Start of INPUT ROWS

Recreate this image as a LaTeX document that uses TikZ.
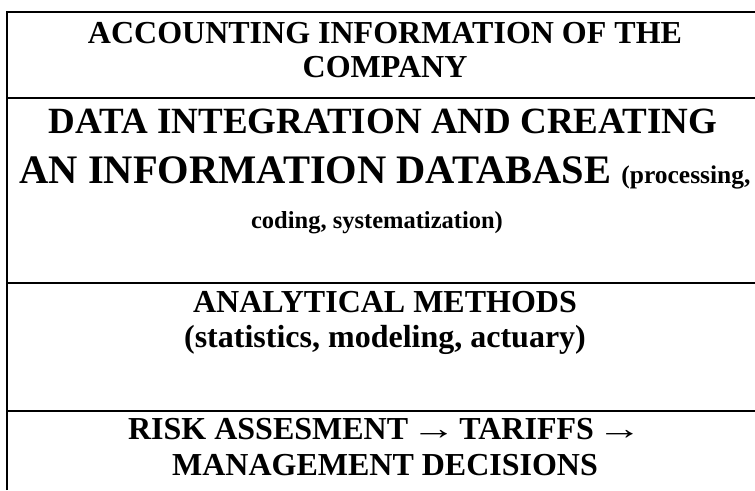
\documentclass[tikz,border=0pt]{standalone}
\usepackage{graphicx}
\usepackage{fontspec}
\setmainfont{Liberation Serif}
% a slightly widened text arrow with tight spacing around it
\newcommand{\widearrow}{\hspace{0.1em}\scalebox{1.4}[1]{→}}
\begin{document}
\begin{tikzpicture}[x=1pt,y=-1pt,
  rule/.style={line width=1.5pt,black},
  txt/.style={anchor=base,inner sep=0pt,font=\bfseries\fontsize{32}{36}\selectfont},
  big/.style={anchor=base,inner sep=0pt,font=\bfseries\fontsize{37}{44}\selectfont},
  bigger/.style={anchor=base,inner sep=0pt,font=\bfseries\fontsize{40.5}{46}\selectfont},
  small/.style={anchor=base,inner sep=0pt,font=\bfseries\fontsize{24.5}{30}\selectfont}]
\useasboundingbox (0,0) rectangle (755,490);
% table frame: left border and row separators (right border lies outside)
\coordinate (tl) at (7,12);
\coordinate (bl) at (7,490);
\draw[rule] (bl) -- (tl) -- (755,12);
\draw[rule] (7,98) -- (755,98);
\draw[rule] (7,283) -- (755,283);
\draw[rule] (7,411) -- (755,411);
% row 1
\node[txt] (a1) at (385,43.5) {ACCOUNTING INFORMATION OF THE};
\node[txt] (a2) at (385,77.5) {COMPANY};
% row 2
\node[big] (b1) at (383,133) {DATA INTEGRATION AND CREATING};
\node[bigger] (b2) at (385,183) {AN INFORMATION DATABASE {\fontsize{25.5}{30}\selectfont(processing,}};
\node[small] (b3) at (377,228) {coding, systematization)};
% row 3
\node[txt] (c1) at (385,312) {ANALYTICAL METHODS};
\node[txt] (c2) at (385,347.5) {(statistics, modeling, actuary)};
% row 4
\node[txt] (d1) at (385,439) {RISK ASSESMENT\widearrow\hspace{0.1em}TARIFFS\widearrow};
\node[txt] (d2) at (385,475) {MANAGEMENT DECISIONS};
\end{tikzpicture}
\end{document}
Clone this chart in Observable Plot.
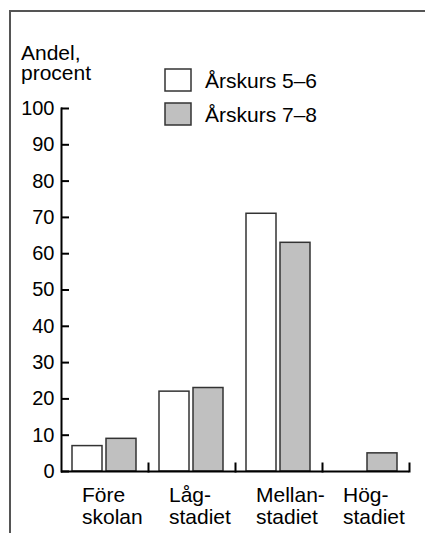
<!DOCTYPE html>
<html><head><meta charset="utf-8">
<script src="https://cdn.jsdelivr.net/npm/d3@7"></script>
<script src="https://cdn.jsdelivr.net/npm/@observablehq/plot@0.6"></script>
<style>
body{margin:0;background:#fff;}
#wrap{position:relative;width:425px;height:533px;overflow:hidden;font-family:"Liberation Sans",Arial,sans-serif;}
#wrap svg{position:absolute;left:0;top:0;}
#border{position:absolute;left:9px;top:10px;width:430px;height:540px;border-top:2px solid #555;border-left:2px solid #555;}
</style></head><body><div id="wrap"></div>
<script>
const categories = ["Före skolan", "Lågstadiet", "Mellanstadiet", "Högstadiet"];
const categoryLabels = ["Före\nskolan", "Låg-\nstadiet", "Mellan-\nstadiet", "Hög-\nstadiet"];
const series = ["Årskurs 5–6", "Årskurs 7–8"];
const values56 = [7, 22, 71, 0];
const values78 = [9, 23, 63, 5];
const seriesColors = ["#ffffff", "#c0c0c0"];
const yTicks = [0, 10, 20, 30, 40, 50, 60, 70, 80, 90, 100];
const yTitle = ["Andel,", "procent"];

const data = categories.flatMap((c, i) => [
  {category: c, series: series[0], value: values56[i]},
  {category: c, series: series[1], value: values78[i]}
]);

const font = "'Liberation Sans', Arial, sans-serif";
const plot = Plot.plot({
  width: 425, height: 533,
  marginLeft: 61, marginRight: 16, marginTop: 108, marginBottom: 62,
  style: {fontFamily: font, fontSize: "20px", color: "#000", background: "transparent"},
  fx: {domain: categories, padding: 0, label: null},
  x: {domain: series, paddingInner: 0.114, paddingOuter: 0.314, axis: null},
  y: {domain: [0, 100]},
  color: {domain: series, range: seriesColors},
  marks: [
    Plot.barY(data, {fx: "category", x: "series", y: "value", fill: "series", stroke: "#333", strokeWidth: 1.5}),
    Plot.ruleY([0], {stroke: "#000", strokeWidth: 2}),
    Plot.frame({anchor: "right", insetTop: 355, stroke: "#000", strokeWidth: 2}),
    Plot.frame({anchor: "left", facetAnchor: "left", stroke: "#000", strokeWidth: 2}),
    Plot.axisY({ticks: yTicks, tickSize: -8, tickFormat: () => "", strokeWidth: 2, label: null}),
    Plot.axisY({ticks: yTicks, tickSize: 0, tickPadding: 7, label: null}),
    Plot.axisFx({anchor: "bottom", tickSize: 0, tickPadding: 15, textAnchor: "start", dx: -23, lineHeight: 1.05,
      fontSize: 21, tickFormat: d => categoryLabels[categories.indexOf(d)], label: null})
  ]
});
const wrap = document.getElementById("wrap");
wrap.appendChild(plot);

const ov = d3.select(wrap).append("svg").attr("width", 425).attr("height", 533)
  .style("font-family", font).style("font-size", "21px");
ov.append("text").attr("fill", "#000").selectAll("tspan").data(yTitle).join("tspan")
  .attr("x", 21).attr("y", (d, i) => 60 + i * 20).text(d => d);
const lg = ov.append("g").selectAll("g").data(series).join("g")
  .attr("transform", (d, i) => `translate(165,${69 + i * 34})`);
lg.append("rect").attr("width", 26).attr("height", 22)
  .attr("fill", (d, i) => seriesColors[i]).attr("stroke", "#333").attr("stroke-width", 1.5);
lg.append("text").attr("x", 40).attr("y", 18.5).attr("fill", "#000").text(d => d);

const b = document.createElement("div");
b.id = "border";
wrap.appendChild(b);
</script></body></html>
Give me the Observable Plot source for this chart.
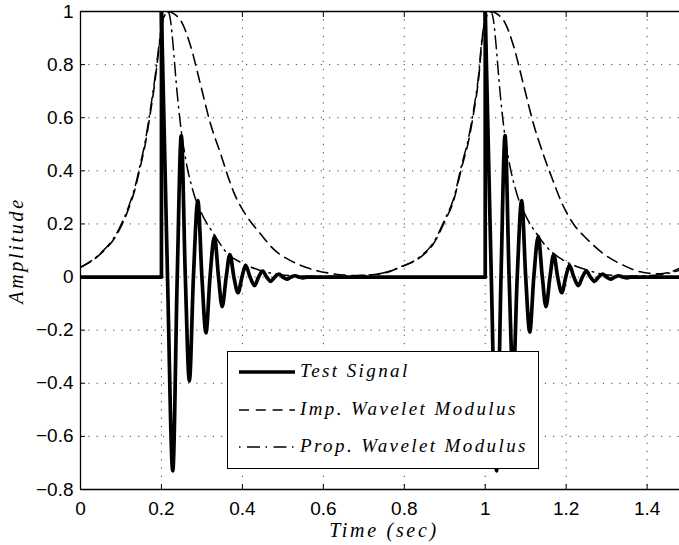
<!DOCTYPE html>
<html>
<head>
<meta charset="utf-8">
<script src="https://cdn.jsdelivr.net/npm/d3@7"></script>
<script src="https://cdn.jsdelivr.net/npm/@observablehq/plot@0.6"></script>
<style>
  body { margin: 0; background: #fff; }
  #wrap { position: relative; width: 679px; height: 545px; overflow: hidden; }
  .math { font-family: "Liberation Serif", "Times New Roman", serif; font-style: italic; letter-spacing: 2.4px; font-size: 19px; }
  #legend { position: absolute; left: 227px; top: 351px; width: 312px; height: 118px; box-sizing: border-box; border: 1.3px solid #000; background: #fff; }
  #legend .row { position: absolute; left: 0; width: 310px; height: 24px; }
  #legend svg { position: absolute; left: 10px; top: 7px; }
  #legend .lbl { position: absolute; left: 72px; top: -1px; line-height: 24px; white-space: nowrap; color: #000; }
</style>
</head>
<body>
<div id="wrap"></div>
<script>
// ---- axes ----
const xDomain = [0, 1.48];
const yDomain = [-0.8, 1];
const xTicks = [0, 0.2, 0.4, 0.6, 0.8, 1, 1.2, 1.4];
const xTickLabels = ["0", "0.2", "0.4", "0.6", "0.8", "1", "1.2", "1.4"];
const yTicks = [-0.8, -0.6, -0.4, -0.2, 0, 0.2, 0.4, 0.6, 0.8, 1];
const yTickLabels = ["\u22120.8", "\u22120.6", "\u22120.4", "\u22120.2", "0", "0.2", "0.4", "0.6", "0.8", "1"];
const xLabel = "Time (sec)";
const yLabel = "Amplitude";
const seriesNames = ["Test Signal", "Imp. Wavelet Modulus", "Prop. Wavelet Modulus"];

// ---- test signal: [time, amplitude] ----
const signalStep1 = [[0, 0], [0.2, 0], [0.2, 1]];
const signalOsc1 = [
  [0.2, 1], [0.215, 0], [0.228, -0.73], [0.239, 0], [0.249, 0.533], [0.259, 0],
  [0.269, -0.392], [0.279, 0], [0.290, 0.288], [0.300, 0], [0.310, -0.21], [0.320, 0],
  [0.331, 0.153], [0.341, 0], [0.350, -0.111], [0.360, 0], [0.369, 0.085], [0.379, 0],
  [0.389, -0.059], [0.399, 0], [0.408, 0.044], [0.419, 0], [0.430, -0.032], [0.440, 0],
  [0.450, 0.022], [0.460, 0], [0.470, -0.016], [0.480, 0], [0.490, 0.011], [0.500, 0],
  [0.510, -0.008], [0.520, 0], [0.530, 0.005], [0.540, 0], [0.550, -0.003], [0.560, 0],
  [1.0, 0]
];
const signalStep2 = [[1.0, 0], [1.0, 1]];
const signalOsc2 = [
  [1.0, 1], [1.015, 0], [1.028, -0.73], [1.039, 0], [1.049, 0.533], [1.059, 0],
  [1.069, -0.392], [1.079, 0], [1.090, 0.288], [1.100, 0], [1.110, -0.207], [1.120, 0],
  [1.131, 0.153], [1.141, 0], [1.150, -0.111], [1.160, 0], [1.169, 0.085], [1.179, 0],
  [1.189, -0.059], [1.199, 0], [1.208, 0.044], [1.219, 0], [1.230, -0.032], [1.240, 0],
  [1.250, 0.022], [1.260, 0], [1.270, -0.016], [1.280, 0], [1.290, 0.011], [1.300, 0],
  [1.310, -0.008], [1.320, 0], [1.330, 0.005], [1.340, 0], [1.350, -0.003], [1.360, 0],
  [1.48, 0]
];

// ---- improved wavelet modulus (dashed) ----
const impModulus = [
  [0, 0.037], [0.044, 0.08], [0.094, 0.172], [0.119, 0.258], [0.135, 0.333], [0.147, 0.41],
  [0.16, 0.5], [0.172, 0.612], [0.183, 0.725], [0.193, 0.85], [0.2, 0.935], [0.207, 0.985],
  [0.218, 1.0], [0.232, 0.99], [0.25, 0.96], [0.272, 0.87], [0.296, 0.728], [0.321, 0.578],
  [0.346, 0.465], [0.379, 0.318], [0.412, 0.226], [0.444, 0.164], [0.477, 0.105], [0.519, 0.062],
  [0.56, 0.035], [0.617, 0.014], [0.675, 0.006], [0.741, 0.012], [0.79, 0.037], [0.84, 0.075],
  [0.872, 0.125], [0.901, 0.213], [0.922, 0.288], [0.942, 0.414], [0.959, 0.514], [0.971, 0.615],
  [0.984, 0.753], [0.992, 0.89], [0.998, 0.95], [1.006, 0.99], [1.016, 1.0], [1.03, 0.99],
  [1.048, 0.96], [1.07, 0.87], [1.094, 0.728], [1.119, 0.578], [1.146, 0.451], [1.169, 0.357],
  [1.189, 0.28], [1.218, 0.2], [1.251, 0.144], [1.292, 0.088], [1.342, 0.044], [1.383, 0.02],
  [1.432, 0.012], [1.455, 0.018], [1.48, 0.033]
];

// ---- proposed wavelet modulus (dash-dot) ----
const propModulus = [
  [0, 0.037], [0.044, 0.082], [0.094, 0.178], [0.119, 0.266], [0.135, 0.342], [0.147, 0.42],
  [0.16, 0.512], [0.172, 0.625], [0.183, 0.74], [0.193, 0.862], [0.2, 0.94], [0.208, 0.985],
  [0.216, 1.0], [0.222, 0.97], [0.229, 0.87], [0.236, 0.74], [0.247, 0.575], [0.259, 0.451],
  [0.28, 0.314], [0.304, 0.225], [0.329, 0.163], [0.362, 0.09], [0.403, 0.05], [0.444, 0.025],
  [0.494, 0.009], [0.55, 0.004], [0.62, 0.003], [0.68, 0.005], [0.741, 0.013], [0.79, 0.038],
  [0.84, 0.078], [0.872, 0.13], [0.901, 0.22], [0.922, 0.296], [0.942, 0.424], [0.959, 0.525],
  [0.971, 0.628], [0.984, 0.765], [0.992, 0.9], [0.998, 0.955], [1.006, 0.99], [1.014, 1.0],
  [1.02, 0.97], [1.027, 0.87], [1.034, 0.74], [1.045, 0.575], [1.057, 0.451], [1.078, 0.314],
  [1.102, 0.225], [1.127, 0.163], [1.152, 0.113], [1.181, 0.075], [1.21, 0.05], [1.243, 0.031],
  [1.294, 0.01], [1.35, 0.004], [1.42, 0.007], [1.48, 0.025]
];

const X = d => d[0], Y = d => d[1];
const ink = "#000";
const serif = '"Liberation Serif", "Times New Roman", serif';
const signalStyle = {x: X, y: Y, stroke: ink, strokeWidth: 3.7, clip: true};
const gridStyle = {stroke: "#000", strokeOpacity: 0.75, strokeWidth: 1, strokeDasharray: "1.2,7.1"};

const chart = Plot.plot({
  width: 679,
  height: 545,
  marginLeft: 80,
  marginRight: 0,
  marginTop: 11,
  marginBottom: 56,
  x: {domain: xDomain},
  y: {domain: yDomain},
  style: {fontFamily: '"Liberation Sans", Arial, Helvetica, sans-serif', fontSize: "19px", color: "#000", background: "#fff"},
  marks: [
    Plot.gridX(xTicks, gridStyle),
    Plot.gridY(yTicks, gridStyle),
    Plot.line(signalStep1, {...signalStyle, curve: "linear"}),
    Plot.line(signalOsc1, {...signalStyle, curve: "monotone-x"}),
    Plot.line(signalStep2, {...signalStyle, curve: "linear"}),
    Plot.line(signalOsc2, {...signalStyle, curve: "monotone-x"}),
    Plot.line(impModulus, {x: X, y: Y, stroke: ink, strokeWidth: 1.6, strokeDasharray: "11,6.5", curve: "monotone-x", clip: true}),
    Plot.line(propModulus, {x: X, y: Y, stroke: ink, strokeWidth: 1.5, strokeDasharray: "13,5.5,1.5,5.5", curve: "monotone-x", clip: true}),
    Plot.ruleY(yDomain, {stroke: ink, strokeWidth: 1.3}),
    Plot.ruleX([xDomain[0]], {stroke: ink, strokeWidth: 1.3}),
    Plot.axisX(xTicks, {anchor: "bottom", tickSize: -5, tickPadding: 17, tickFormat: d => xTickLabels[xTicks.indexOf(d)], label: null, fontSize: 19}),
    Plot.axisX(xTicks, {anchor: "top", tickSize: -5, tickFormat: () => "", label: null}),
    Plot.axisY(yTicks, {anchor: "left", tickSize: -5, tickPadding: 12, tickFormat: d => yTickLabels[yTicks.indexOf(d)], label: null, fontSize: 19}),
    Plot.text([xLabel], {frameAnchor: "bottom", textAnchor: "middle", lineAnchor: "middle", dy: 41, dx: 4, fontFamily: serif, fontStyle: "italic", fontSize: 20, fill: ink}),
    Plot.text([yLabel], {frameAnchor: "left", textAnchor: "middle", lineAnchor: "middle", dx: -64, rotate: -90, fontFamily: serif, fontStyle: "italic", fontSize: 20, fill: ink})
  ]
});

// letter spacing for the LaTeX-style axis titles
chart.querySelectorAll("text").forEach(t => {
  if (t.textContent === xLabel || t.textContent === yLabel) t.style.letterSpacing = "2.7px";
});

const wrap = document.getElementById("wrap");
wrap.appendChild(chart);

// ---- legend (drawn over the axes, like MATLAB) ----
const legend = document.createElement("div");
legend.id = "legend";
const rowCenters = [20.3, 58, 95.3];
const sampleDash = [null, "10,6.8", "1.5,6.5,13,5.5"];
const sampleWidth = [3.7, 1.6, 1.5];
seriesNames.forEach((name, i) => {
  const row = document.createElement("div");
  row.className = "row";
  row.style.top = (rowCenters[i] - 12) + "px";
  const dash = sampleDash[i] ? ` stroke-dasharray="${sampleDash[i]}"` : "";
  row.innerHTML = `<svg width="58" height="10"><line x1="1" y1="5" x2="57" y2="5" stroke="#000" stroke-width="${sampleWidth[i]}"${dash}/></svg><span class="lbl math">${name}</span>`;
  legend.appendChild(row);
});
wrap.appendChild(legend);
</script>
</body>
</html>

End of INPUT ROWS

SHORT TASK
Go through the data above and find the lines with the word "LaTeX". Copy each of those lines.

TASK RESPONSE
Recreate this image as a LaTeX document that uses TikZ.
// letter spacing for the LaTeX-style axis titles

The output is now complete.